:: Data ::
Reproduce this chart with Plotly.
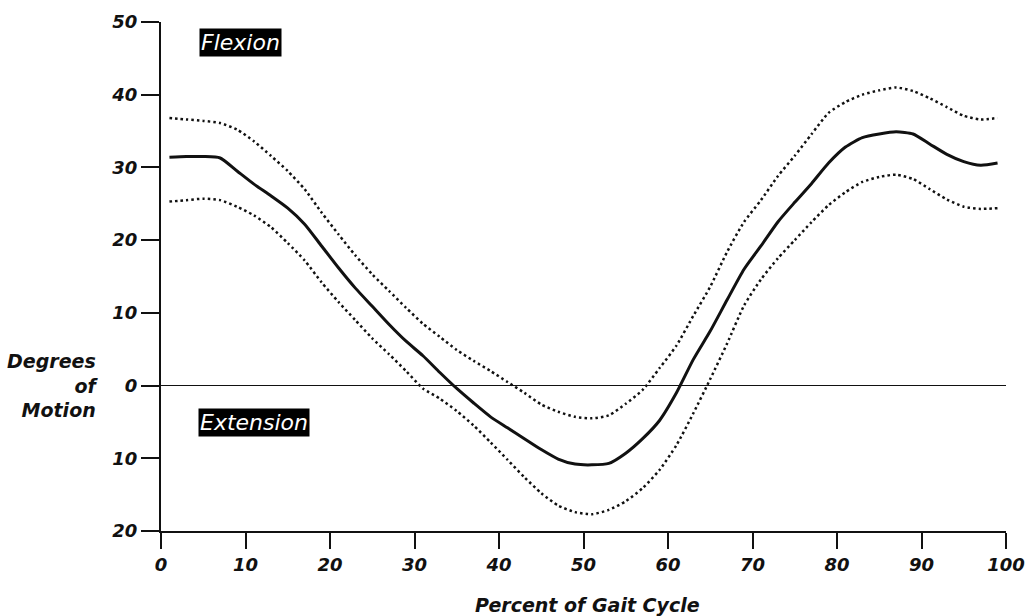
import plotly.graph_objects as go

# Percent of gait cycle
x = [1, 3, 5, 7, 9, 11, 13, 15, 17, 19, 21, 23, 25, 27, 29, 31, 33, 35, 37, 39,
     41, 43, 45, 47, 49, 51, 53, 55, 57, 59, 61, 63, 65, 67, 69, 71, 73, 75, 77, 79,
     81, 83, 85, 87, 89, 91, 93, 95, 97, 99]

mean = [31.4, 31.5, 31.5, 31.3, 29.5, 27.7, 26.1, 24.4, 22.2, 19.2, 16.2, 13.4, 10.9, 8.4, 6.1,
        4.1, 1.8, -0.4, -2.4, -4.3, -5.8, -7.3, -8.8, -10.1, -10.8, -10.9, -10.7, -9.3, -7.3, -4.8,
        -1.0, 3.6, 7.5, 11.8, 16.0, 19.2, 22.5, 25.2, 27.8, 30.6, 32.8, 34.1, 34.6, 34.9, 34.6,
        33.2, 31.8, 30.8, 30.3, 30.6]

upper = [36.8, 36.6, 36.4, 36.1, 35.2, 33.6, 31.6, 29.5, 27.0, 23.8, 20.8, 17.9, 15.3, 13.0, 10.7,
         8.5, 6.7, 4.9, 3.4, 2.0, 0.5, -1.0, -2.6, -3.6, -4.3, -4.5, -4.1, -2.5, -0.6, 2.4,
         5.5, 9.6, 13.6, 18.4, 22.5, 25.5, 28.8, 31.6, 34.6, 37.5, 39.0, 40.0, 40.6, 41.0, 40.5,
         39.5, 38.3, 37.1, 36.6, 36.8]

lower = [25.3, 25.5, 25.7, 25.5, 24.6, 23.4, 21.8, 19.6, 17.2, 14.2, 11.5, 9.0, 6.5, 4.3, 2.0,
         -0.4, -1.8, -3.5, -5.5, -7.8, -10.2, -12.6, -14.8, -16.5, -17.4, -17.7, -17.1, -15.9, -14.1, -11.6,
         -8.2, -3.8, 0.9, 5.8, 11.0, 14.6, 17.5, 20.0, 22.5, 24.8, 26.6, 28.0, 28.7, 29.0, 28.4,
         27.0, 25.6, 24.6, 24.3, 24.4]

x_ticks = [0, 10, 20, 30, 40, 50, 60, 70, 80, 90, 100]
y_ticks = [-20, -10, 0, 10, 20, 30, 40, 50]
y_tick_text = ["20", "10", "0", "10", "20", "30", "40", "50"]

FONT = "DejaVu Sans"
INK = "#111111"

fig = go.Figure()
for series, dash, w in [(upper, "2.5px,3px", 2.5), (lower, "2.5px,3px", 2.5), (mean, "solid", 3)]:
    fig.add_trace(go.Scatter(x=x, y=series, mode="lines",
                             line=dict(color=INK, width=w, dash=dash, shape="spline", smoothing=0.6),
                             showlegend=False, hoverinfo="skip"))

tickfont = dict(family=FONT, size=18, color=INK, weight="bold", style="italic")

fig.update_layout(
    width=1029, height=616,
    margin=dict(l=161, r=23, t=22, b=85, autoexpand=False),
    paper_bgcolor="white", plot_bgcolor="white",
    xaxis=dict(range=[0, 100], tickvals=x_ticks, showgrid=False, zeroline=False,
               showline=True, linecolor=INK, linewidth=2, automargin=False,
               ticks="outside", ticklen=16, tickwidth=2, tickcolor=INK,
               tickfont=tickfont),
    yaxis=dict(range=[-20, 50], tickvals=y_ticks, ticktext=y_tick_text, showgrid=False,
               zeroline=True, zerolinecolor=INK, zerolinewidth=1.5,
               showline=True, linecolor=INK, linewidth=2, automargin=False,
               ticks="outside", ticklen=18, tickwidth=2, tickcolor=INK,
               tickfont=tickfont),
    annotations=[
        dict(text="Flexion", xref="paper", yref="paper", x=0.0935, y=0.9607,
             xanchor="center", yanchor="middle", showarrow=False, bgcolor="black",
             borderpad=1, font=dict(family=FONT, size=22, color="white", style="italic")),
        dict(text="Extension", xref="paper", yref="paper", x=0.110, y=0.2122,
             xanchor="center", yanchor="middle", showarrow=False, bgcolor="black",
             borderpad=1, font=dict(family=FONT, size=22, color="white", style="italic")),
        dict(text="Degrees<br>of<br>Motion", xref="paper", yref="paper", x=-0.0722, y=0.2868,
             xanchor="right", yanchor="middle", align="right", showarrow=False,
             font=dict(family=FONT, size=19, color=INK, weight="bold", style="italic")),
        dict(text="Percent of Gait Cycle", xref="paper", yref="paper", x=0.505, y=-0.145,
             xanchor="center", yanchor="middle", showarrow=False,
             font=dict(family=FONT, size=19, color=INK, weight="bold", style="italic")),
    ],
)

fig.write_html("out.html", config={"displayModeBar": False, "staticPlot": True})

# remove the browser's default page margin so the figure sits at the window's corner
with open("out.html", encoding="utf-8") as f:
    html = f.read()
html = html.replace("<head>", "<head><style>html,body{margin:0;padding:0;overflow:hidden;}</style>", 1)
with open("out.html", "w", encoding="utf-8") as f:
    f.write(html)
:::
> **Work to complete**: Pictures excluded, repeat exactly the lines from the top of the material through the line with "33.2, 31.8, 30.8, 30.3, 30.6]", including both of those lines.

> **The output**:
Reproduce this chart with Plotly.
import plotly.graph_objects as go

# Percent of gait cycle
x = [1, 3, 5, 7, 9, 11, 13, 15, 17, 19, 21, 23, 25, 27, 29, 31, 33, 35, 37, 39,
     41, 43, 45, 47, 49, 51, 53, 55, 57, 59, 61, 63, 65, 67, 69, 71, 73, 75, 77, 79,
     81, 83, 85, 87, 89, 91, 93, 95, 97, 99]

mean = [31.4, 31.5, 31.5, 31.3, 29.5, 27.7, 26.1, 24.4, 22.2, 19.2, 16.2, 13.4, 10.9, 8.4, 6.1,
        4.1, 1.8, -0.4, -2.4, -4.3, -5.8, -7.3, -8.8, -10.1, -10.8, -10.9, -10.7, -9.3, -7.3, -4.8,
        -1.0, 3.6, 7.5, 11.8, 16.0, 19.2, 22.5, 25.2, 27.8, 30.6, 32.8, 34.1, 34.6, 34.9, 34.6,
        33.2, 31.8, 30.8, 30.3, 30.6]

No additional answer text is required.